The former Richmond, Melbourne and Fremantle chief executive will try to save a club lurching out of control, burdened by a $5 million debt and ridiculed for just three wins this season.
"The challenges facing Melbourne are severe and if anyone thinks it's some sort of cynical means by which we generate a few bob well they mightn't be watching their footy club go around in how many years time," he said.
"The first stage is about survival, it's about securing its next salary payment, securing its next rental payment.
"Then over time it's about building a club which can then sustain itself without necessarily having to go and convince the AFL of the need to support it the way it does.
"It needs to be able to make its own way in the world."
Schwab, 44, originally declined the position after leaving Fremantle mid-year but said he was swayed after a "full-on weekend" of talks with the Melbourne administration.
Immediately after his three-year appointment was announced he prepared Demon supporters for the prospect of more pain, saying on-field success would need to be sacrificed for the survival of the club.
But Schwab has a record of success - in his last position with Fremantle he took a club with an $8 million debt and 12,000 members to one boasting three successive years of $1 million profit and the third highest membership in the AFL.
He said his decision, 25 years after he began his football administration career at Melbourne, had been largely based on what he felt was achievable.
"What Jim's been able to do and his board's been able to do is bring hope back to the organisation and I think hope's the most important thing any football club can have," Schwab said.
"And it's my job now to match hope with building expectation and ultimately performance as a club.

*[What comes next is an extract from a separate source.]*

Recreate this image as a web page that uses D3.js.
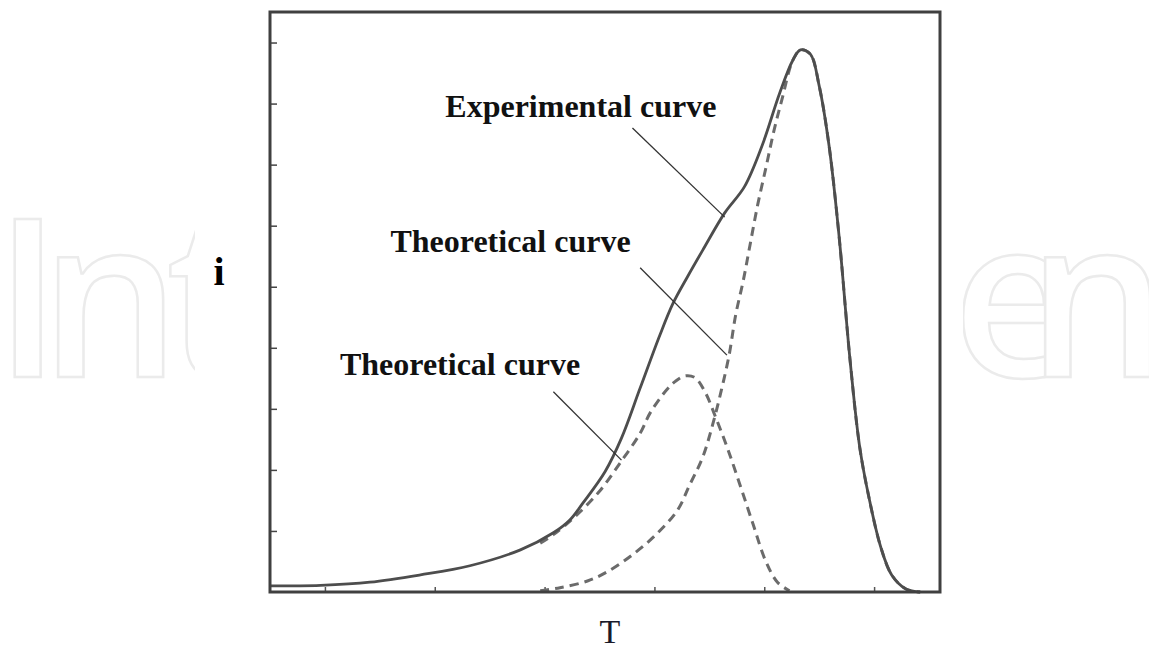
<!DOCTYPE html>
<head>
<meta charset="utf-8">
<style>
  body { margin:0; background:#fff; }
  svg { display:block; }
  .lbl { font-family:"Liberation Serif", serif; font-weight:bold; font-size:32px; fill:#111; }
  .mark { font-family:"Open Sans", sans-serif; font-weight:600; font-size:221px; fill:#fff; stroke:#ebebeb; stroke-width:2.5; }
</style>
<script src="https://d3js.org/d3.v7.min.js"></script>
</head>
<body>
<script>

var width = 1149;
var height = 649;

// T values and i values
var expT = [0.5, 0.96, 1.41, 1.87, 2.32, 2.78, 3.08, 3.23, 3.35, 3.55, 3.70, 3.87, 4.05, 4.17, 4.30, 4.44, 4.64, 4.82, 4.98, 5.14, 5.26, 5.33, 5.42, 5.50, 5.59, 5.68, 5.78, 5.87, 5.96, 6.06, 6.16, 6.29, 6.42];
var expI = [0.10, 0.11, 0.16, 0.28, 0.43, 0.69, 0.97, 1.18, 1.46, 1.97, 2.52, 3.34, 4.21, 4.73, 5.16, 5.60, 6.21, 6.64, 7.31, 8.17, 8.71, 8.88, 8.81, 8.29, 7.31, 5.85, 3.82, 2.36, 1.49, 0.74, 0.28, 0.05, 0.0];

var th1T = [2.96, 3.08, 3.28, 3.50, 3.69, 3.87, 3.96, 4.11, 4.19, 4.28, 4.37, 4.46, 4.56, 4.67, 4.78, 4.90, 5.01, 5.12, 5.23];
var th1I = [0.80, 0.94, 1.24, 1.65, 2.12, 2.60, 2.93, 3.31, 3.45, 3.54, 3.51, 3.28, 2.85, 2.33, 1.75, 1.10, 0.52, 0.16, 0.02];

var th2T = [2.96, 3.14, 3.39, 3.57, 3.80, 4.02, 4.21, 4.32, 4.44, 4.53, 4.61, 4.68, 4.74, 4.81, 4.87, 4.94, 5.02, 5.09, 5.16, 5.26, 5.33, 5.42, 5.50, 5.59, 5.68, 5.78, 5.87, 5.96, 6.06, 6.16, 6.29, 6.42];
var th2I = [0.02, 0.07, 0.18, 0.33, 0.61, 0.95, 1.34, 1.75, 2.21, 2.74, 3.31, 3.88, 4.54, 5.11, 5.68, 6.34, 6.99, 7.57, 8.06, 8.71, 8.88, 8.81, 8.29, 7.31, 5.85, 3.82, 2.36, 1.49, 0.74, 0.28, 0.05, 0.0];

var xTicks = [1, 2, 3, 4, 5, 6];
var yTicks = [1, 2, 3, 4, 5, 6, 7, 8, 9];

var labels = ["Experimental curve", "Theoretical curve", "Theoretical curve"];
var labelT = [3.33, 2.69, 2.23];
var labelI = [7.78, 5.57, 3.55];
// leader lines: from (T0,I0) to (T1,I1)
var leadT0 = [3.80, 3.87, 3.08];
var leadI0 = [7.60, 5.31, 3.28];
var leadT1 = [4.64, 4.66, 3.70];
var leadI1 = [6.14, 3.88, 2.16];

var svg = d3.select("body").append("svg")
    .attr("width", width)
    .attr("height", height);

// faint watermark, only its ends show beside the chart
svg.append("clipPath").attr("id", "leftcut")
  .append("rect").attr("x", 0).attr("y", 0).attr("width", 195).attr("height", height);

svg.append("text")
    .attr("class", "mark")
    .attr("clip-path", "url(#leftcut)")
    .attr("x", "-6 40 166")
    .attr("y", 377)
    .text("Int");

svg.append("text")
    .attr("class", "mark")
    .attr("x", "952 1027")
    .attr("y", 377)
    .text("en");

svg.append("rect")
    .attr("x", 195).attr("y", 200)
    .attr("width", 963 - 195).attr("height", 200)
    .attr("fill", "#fff");

var x = d3.scaleLinear().domain([0.5, 6.6]).range([270, 940]);
var y = d3.scaleLinear().domain([0, 9.5]).range([592, 12]);

svg.append("g")
    .attr("transform", "translate(270,0)")
    .call(d3.axisLeft(y).tickValues(yTicks).tickSize(-7).tickFormat(""))
    .call(function(g) { g.select(".domain").remove(); })
    .selectAll("line").attr("stroke", "#444").attr("stroke-width", 1.5);

svg.append("g")
    .attr("transform", "translate(0,592)")
    .call(d3.axisBottom(x).tickValues(xTicks).tickSize(-5).tickFormat(""))
    .call(function(g) { g.select(".domain").remove(); })
    .selectAll("line").attr("stroke", "#555").attr("stroke-width", 1.5);

var line = d3.line()
    .x(function(d) { return x(d[0]); })
    .y(function(d) { return y(d[1]); })
    .curve(d3.curveCatmullRom.alpha(0.5));

function pts(a, b) { return a.map(function(v, k) { return [v, b[k]]; }); }

svg.append("path")
    .attr("d", line(pts(th1T, th1I)))
    .attr("fill", "none").attr("stroke", "#6b6b6b")
    .attr("stroke-width", 3).attr("stroke-dasharray", "9,6");

svg.append("path")
    .attr("d", line(pts(th2T, th2I)))
    .attr("fill", "none").attr("stroke", "#6b6b6b")
    .attr("stroke-width", 3).attr("stroke-dasharray", "9,6");

svg.append("path")
    .attr("d", line(pts(expT, expI)))
    .attr("fill", "none").attr("stroke", "#4d4d4d")
    .attr("stroke-width", 2.8);

// frame
svg.append("rect")
    .attr("x", 270).attr("y", 12)
    .attr("width", 670).attr("height", 580)
    .attr("fill", "none").attr("stroke", "#404040").attr("stroke-width", 3);

// leader lines
svg.selectAll("line.lead")
    .data(labels)
    .enter().append("line")
    .attr("class", "lead")
    .attr("x1", function(d, k) { return x(leadT0[k]); })
    .attr("y1", function(d, k) { return y(leadI0[k]); })
    .attr("x2", function(d, k) { return x(leadT1[k]); })
    .attr("y2", function(d, k) { return y(leadI1[k]); })
    .attr("stroke", "#333").attr("stroke-width", 1.3);

svg.selectAll("text.lbl")
    .data(labels)
    .enter().append("text")
    .attr("class", "lbl")
    .attr("text-anchor", "middle")
    .attr("x", function(d, k) { return x(labelT[k]); })
    .attr("y", function(d, k) { return y(labelI[k]); })
    .text(function(d) { return d; });

// axis titles
svg.append("text")
    .attr("x", 219).attr("y", 285)
    .attr("text-anchor", "middle")
    .style("font-family", "Liberation Serif, serif")
    .style("font-weight", "bold")
    .style("font-size", "40px")
    .text("i");

svg.append("text")
    .attr("x", 610).attr("y", 643)
    .attr("text-anchor", "middle")
    .style("font-family", "Liberation Serif, serif")
    .style("font-size", "34px")
    .style("fill", "#1a1a2a")
    .text("T");

</script>
</body>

"In the end it boils down to the contribution of many people over an extended period of time.
"That then enables (coach) Dean (Bailey) and his team to focus on what they need to do to be a great football team - produce champion players and champion football teams.
"That will be compromised in the shorter term because it has to be because securing the club actually requires that," he said.
However Schwab said he remained committed to returning Melbourne to an on on-field success, saying: "No doubt this is about silverware as well."
Schwab succeeds former tennis administrator Paul McNamee, who was sacked when the Stynes-led board took over. McNamee was in the job for just three months following the resignation earlier this year of Steve Harris.
Schwab first started working for Melbourne at the age of 18 in 1982, eventually becoming recruiting manager before leaving to become general manager of Richmond at 24 - the youngest person in the history of the league to hold this position.
After six years at Richmond, Schwab studied business administration and marketing for two years then returned as CEO of Melbourne.
In 1998, the Demons made the preliminary final, having finished last the previous year, and were Grand Finalists in 2000.